- PROBLEM TO SOLVE
Reproduce each line of the material exactly, minus any picture.

- RECORDS TO USE
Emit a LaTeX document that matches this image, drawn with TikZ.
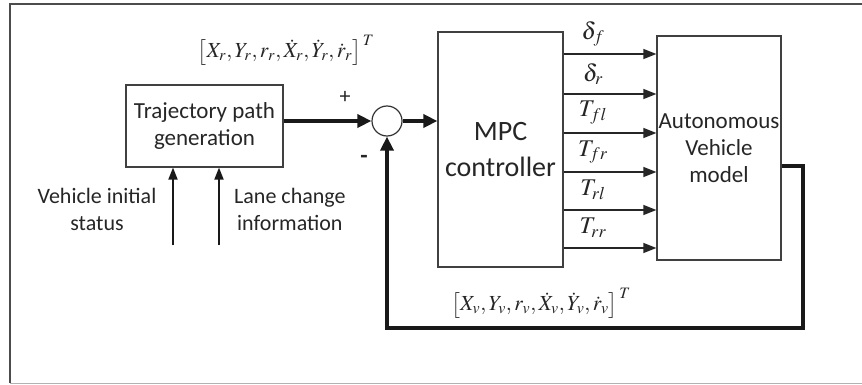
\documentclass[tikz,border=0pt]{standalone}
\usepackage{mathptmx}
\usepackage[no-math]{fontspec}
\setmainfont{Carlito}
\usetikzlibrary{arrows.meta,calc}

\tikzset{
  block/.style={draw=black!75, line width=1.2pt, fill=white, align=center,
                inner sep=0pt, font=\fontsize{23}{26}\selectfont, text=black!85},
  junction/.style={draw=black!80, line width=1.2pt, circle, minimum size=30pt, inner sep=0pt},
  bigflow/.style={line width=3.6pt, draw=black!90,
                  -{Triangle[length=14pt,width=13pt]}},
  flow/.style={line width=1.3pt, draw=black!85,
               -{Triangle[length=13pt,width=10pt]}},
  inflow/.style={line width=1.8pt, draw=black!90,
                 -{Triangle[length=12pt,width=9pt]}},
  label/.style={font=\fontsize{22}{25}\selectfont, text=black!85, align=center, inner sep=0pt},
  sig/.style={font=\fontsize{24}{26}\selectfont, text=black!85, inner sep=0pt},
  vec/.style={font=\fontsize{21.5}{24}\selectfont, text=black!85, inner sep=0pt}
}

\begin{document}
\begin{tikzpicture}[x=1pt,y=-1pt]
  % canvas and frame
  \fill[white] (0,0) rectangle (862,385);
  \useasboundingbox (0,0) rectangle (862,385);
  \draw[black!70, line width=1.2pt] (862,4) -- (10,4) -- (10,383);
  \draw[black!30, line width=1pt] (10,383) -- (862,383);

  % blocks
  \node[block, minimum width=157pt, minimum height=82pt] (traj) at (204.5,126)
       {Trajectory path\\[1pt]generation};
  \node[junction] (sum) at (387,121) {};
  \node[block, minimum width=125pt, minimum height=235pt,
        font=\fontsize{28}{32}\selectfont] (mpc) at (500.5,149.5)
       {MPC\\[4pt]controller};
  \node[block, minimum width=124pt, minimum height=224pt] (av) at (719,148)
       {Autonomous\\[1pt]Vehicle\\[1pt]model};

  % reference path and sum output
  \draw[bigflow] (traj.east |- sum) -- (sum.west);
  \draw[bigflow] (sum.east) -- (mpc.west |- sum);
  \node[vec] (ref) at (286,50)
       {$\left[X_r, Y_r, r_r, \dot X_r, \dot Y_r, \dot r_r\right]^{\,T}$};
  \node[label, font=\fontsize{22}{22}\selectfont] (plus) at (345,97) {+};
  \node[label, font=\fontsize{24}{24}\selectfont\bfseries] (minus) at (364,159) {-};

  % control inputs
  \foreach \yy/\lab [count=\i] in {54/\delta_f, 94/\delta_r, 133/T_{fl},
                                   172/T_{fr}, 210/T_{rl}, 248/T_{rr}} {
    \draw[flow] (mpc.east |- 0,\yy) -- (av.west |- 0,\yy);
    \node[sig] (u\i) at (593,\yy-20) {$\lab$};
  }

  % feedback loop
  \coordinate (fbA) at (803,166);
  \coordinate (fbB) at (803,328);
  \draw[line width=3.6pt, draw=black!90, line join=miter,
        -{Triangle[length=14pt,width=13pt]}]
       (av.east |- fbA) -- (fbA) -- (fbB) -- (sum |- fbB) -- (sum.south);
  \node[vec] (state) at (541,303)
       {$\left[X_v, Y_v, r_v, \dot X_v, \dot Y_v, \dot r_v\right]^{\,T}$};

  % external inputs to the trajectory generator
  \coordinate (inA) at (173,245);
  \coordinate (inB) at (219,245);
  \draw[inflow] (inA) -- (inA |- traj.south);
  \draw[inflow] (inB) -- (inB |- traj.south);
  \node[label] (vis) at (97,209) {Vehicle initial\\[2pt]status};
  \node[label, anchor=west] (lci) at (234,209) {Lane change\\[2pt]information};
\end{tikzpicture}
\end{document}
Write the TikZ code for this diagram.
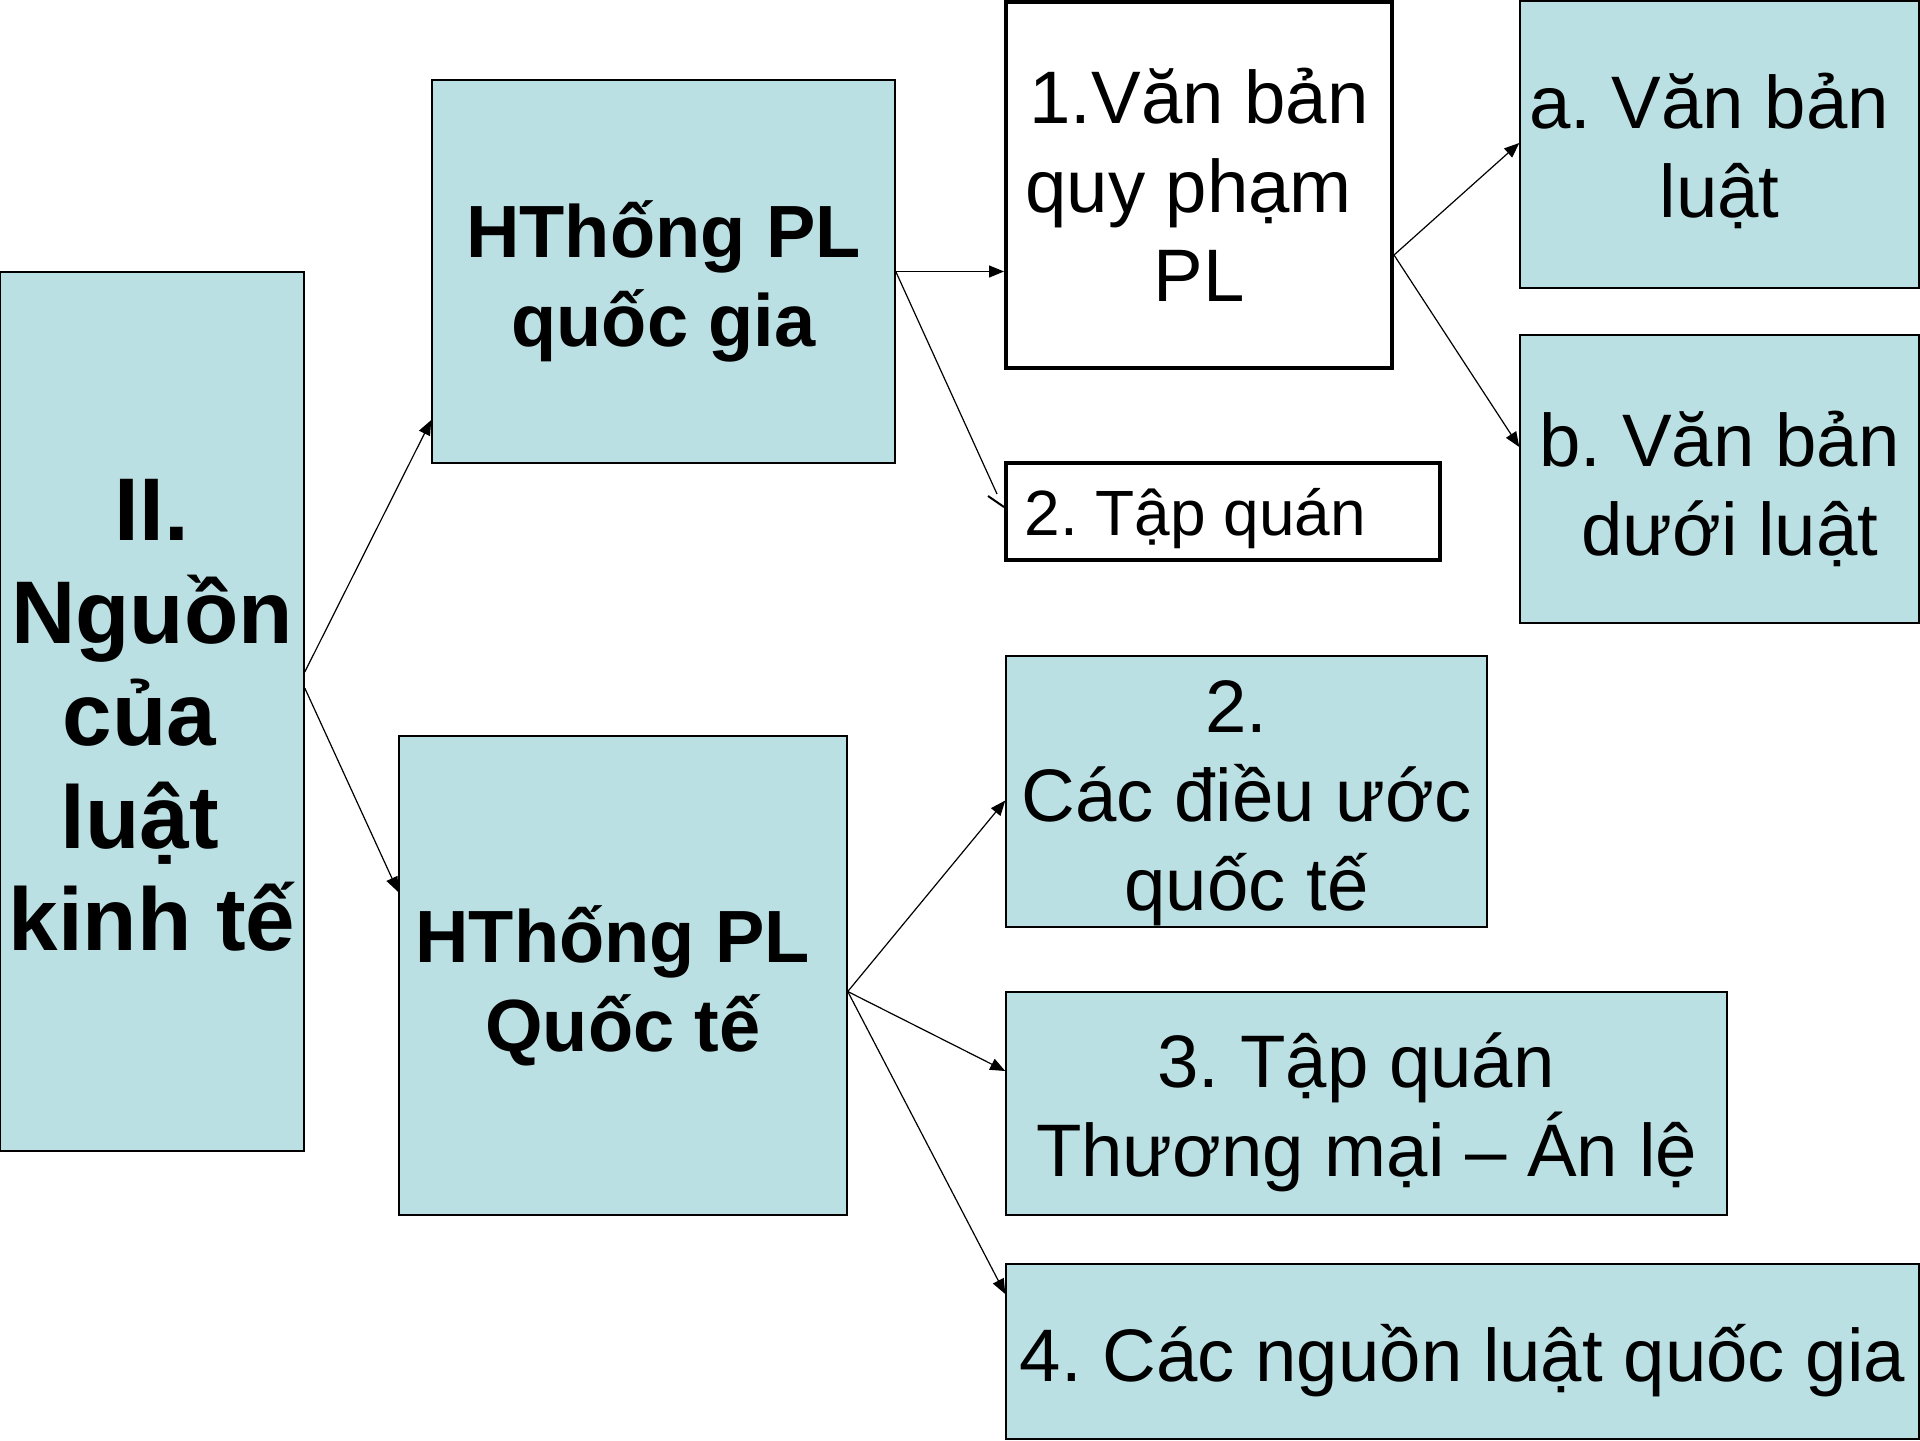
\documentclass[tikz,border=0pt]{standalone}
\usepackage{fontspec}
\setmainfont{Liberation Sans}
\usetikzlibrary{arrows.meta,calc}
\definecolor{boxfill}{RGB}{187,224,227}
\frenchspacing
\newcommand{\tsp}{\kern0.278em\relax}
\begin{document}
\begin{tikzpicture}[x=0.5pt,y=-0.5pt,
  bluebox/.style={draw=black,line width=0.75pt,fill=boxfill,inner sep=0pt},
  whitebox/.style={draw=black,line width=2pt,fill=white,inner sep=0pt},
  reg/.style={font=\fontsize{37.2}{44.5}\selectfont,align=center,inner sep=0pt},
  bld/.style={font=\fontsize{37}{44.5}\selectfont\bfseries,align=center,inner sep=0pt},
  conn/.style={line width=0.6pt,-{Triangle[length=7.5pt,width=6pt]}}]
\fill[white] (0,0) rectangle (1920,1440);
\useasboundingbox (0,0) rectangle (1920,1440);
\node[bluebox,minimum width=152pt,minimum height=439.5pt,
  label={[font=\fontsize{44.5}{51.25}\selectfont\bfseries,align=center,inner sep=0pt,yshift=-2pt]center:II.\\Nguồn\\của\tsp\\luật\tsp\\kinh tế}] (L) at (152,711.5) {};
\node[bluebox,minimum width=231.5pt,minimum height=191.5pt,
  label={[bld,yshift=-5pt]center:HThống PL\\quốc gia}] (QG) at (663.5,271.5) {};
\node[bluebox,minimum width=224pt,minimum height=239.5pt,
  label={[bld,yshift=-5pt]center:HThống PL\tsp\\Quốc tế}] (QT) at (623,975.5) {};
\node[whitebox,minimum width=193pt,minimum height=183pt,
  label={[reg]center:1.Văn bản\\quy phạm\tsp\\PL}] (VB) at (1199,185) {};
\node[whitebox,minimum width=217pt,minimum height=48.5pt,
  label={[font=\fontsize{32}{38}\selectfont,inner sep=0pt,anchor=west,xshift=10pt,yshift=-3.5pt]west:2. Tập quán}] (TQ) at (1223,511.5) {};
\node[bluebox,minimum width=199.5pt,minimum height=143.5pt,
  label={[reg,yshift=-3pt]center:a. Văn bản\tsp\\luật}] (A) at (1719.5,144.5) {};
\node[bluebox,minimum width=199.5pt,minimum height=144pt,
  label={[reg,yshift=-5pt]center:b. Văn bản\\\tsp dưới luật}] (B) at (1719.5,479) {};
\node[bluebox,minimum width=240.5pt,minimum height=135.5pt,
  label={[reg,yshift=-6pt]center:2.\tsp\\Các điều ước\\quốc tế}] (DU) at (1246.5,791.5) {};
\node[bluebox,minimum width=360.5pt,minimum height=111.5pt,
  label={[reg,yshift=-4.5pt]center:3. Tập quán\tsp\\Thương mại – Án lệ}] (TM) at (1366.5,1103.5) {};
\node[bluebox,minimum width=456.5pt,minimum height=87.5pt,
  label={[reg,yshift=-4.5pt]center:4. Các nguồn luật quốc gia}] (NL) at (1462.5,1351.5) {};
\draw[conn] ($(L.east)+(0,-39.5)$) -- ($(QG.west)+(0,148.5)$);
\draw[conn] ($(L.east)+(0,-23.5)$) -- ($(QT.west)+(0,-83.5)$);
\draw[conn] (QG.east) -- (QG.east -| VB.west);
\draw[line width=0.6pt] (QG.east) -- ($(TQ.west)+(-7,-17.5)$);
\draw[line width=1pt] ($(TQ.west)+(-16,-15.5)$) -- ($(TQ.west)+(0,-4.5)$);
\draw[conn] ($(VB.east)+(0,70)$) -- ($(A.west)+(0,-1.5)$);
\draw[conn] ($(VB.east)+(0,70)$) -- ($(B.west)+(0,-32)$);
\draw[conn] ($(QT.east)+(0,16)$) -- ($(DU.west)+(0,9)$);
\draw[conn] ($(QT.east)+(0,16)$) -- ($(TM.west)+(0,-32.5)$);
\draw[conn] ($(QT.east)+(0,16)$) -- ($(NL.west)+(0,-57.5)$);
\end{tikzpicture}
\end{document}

- SOLUTION
Emit a LaTeX document that matches this image, drawn with TikZ.
\documentclass[tikz,border=0pt]{standalone}
\usepackage{mathptmx}
\usepackage[no-math]{fontspec}
\setmainfont{Carlito}
\usetikzlibrary{arrows.meta,calc}

\tikzset{
  block/.style={draw=black!75, line width=1.2pt, fill=white, align=center,
                inner sep=0pt, font=\fontsize{23}{26}\selectfont, text=black!85},
  junction/.style={draw=black!80, line width=1.2pt, circle, minimum size=30pt, inner sep=0pt},
  bigflow/.style={line width=3.6pt, draw=black!90,
                  -{Triangle[length=14pt,width=13pt]}},
  flow/.style={line width=1.3pt, draw=black!85,
               -{Triangle[length=13pt,width=10pt]}},
  inflow/.style={line width=1.8pt, draw=black!90,
                 -{Triangle[length=12pt,width=9pt]}},
  label/.style={font=\fontsize{22}{25}\selectfont, text=black!85, align=center, inner sep=0pt},
  sig/.style={font=\fontsize{24}{26}\selectfont, text=black!85, inner sep=0pt},
  vec/.style={font=\fontsize{21.5}{24}\selectfont, text=black!85, inner sep=0pt}
}

\begin{document}
\begin{tikzpicture}[x=1pt,y=-1pt]
  % canvas and frame
  \fill[white] (0,0) rectangle (862,385);
  \useasboundingbox (0,0) rectangle (862,385);
  \draw[black!70, line width=1.2pt] (862,4) -- (10,4) -- (10,383);
  \draw[black!30, line width=1pt] (10,383) -- (862,383);

  % blocks
  \node[block, minimum width=157pt, minimum height=82pt] (traj) at (204.5,126)
       {Trajectory path\\[1pt]generation};
  \node[junction] (sum) at (387,121) {};
  \node[block, minimum width=125pt, minimum height=235pt,
        font=\fontsize{28}{32}\selectfont] (mpc) at (500.5,149.5)
       {MPC\\[4pt]controller};
  \node[block, minimum width=124pt, minimum height=224pt] (av) at (719,148)
       {Autonomous\\[1pt]Vehicle\\[1pt]model};

  % reference path and sum output
  \draw[bigflow] (traj.east |- sum) -- (sum.west);
  \draw[bigflow] (sum.east) -- (mpc.west |- sum);
  \node[vec] (ref) at (286,50)
       {$\left[X_r, Y_r, r_r, \dot X_r, \dot Y_r, \dot r_r\right]^{\,T}$};
  \node[label, font=\fontsize{22}{22}\selectfont] (plus) at (345,97) {+};
  \node[label, font=\fontsize{24}{24}\selectfont\bfseries] (minus) at (364,159) {-};

  % control inputs
  \foreach \yy/\lab [count=\i] in {54/\delta_f, 94/\delta_r, 133/T_{fl},
                                   172/T_{fr}, 210/T_{rl}, 248/T_{rr}} {
    \draw[flow] (mpc.east |- 0,\yy) -- (av.west |- 0,\yy);
    \node[sig] (u\i) at (593,\yy-20) {$\lab$};
  }

  % feedback loop
  \coordinate (fbA) at (803,166);
  \coordinate (fbB) at (803,328);
  \draw[line width=3.6pt, draw=black!90, line join=miter,
        -{Triangle[length=14pt,width=13pt]}]
       (av.east |- fbA) -- (fbA) -- (fbB) -- (sum |- fbB) -- (sum.south);
  \node[vec] (state) at (541,303)
       {$\left[X_v, Y_v, r_v, \dot X_v, \dot Y_v, \dot r_v\right]^{\,T}$};

  % external inputs to the trajectory generator
  \coordinate (inA) at (173,245);
  \coordinate (inB) at (219,245);
  \draw[inflow] (inA) -- (inA |- traj.south);
  \draw[inflow] (inB) -- (inB |- traj.south);
  \node[label] (vis) at (97,209) {Vehicle initial\\[2pt]status};
  \node[label, anchor=west] (lci) at (234,209) {Lane change\\[2pt]information};
\end{tikzpicture}
\end{document}
Write the TikZ code for this diagram.
\documentclass[tikz,border=0pt]{standalone}
\usepackage{fontspec}
\setmainfont{Liberation Sans}
\usetikzlibrary{arrows.meta,calc}
\definecolor{boxfill}{RGB}{187,224,227}
\frenchspacing
\newcommand{\tsp}{\kern0.278em\relax}
\begin{document}
\begin{tikzpicture}[x=0.5pt,y=-0.5pt,
  bluebox/.style={draw=black,line width=0.75pt,fill=boxfill,inner sep=0pt},
  whitebox/.style={draw=black,line width=2pt,fill=white,inner sep=0pt},
  reg/.style={font=\fontsize{37.2}{44.5}\selectfont,align=center,inner sep=0pt},
  bld/.style={font=\fontsize{37}{44.5}\selectfont\bfseries,align=center,inner sep=0pt},
  conn/.style={line width=0.6pt,-{Triangle[length=7.5pt,width=6pt]}}]
\fill[white] (0,0) rectangle (1920,1440);
\useasboundingbox (0,0) rectangle (1920,1440);
\node[bluebox,minimum width=152pt,minimum height=439.5pt,
  label={[font=\fontsize{44.5}{51.25}\selectfont\bfseries,align=center,inner sep=0pt,yshift=-2pt]center:II.\\Nguồn\\của\tsp\\luật\tsp\\kinh tế}] (L) at (152,711.5) {};
\node[bluebox,minimum width=231.5pt,minimum height=191.5pt,
  label={[bld,yshift=-5pt]center:HThống PL\\quốc gia}] (QG) at (663.5,271.5) {};
\node[bluebox,minimum width=224pt,minimum height=239.5pt,
  label={[bld,yshift=-5pt]center:HThống PL\tsp\\Quốc tế}] (QT) at (623,975.5) {};
\node[whitebox,minimum width=193pt,minimum height=183pt,
  label={[reg]center:1.Văn bản\\quy phạm\tsp\\PL}] (VB) at (1199,185) {};
\node[whitebox,minimum width=217pt,minimum height=48.5pt,
  label={[font=\fontsize{32}{38}\selectfont,inner sep=0pt,anchor=west,xshift=10pt,yshift=-3.5pt]west:2. Tập quán}] (TQ) at (1223,511.5) {};
\node[bluebox,minimum width=199.5pt,minimum height=143.5pt,
  label={[reg,yshift=-3pt]center:a. Văn bản\tsp\\luật}] (A) at (1719.5,144.5) {};
\node[bluebox,minimum width=199.5pt,minimum height=144pt,
  label={[reg,yshift=-5pt]center:b. Văn bản\\\tsp dưới luật}] (B) at (1719.5,479) {};
\node[bluebox,minimum width=240.5pt,minimum height=135.5pt,
  label={[reg,yshift=-6pt]center:2.\tsp\\Các điều ước\\quốc tế}] (DU) at (1246.5,791.5) {};
\node[bluebox,minimum width=360.5pt,minimum height=111.5pt,
  label={[reg,yshift=-4.5pt]center:3. Tập quán\tsp\\Thương mại – Án lệ}] (TM) at (1366.5,1103.5) {};
\node[bluebox,minimum width=456.5pt,minimum height=87.5pt,
  label={[reg,yshift=-4.5pt]center:4. Các nguồn luật quốc gia}] (NL) at (1462.5,1351.5) {};
\draw[conn] ($(L.east)+(0,-39.5)$) -- ($(QG.west)+(0,148.5)$);
\draw[conn] ($(L.east)+(0,-23.5)$) -- ($(QT.west)+(0,-83.5)$);
\draw[conn] (QG.east) -- (QG.east -| VB.west);
\draw[line width=0.6pt] (QG.east) -- ($(TQ.west)+(-7,-17.5)$);
\draw[line width=1pt] ($(TQ.west)+(-16,-15.5)$) -- ($(TQ.west)+(0,-4.5)$);
\draw[conn] ($(VB.east)+(0,70)$) -- ($(A.west)+(0,-1.5)$);
\draw[conn] ($(VB.east)+(0,70)$) -- ($(B.west)+(0,-32)$);
\draw[conn] ($(QT.east)+(0,16)$) -- ($(DU.west)+(0,9)$);
\draw[conn] ($(QT.east)+(0,16)$) -- ($(TM.west)+(0,-32.5)$);
\draw[conn] ($(QT.east)+(0,16)$) -- ($(NL.west)+(0,-57.5)$);
\end{tikzpicture}
\end{document}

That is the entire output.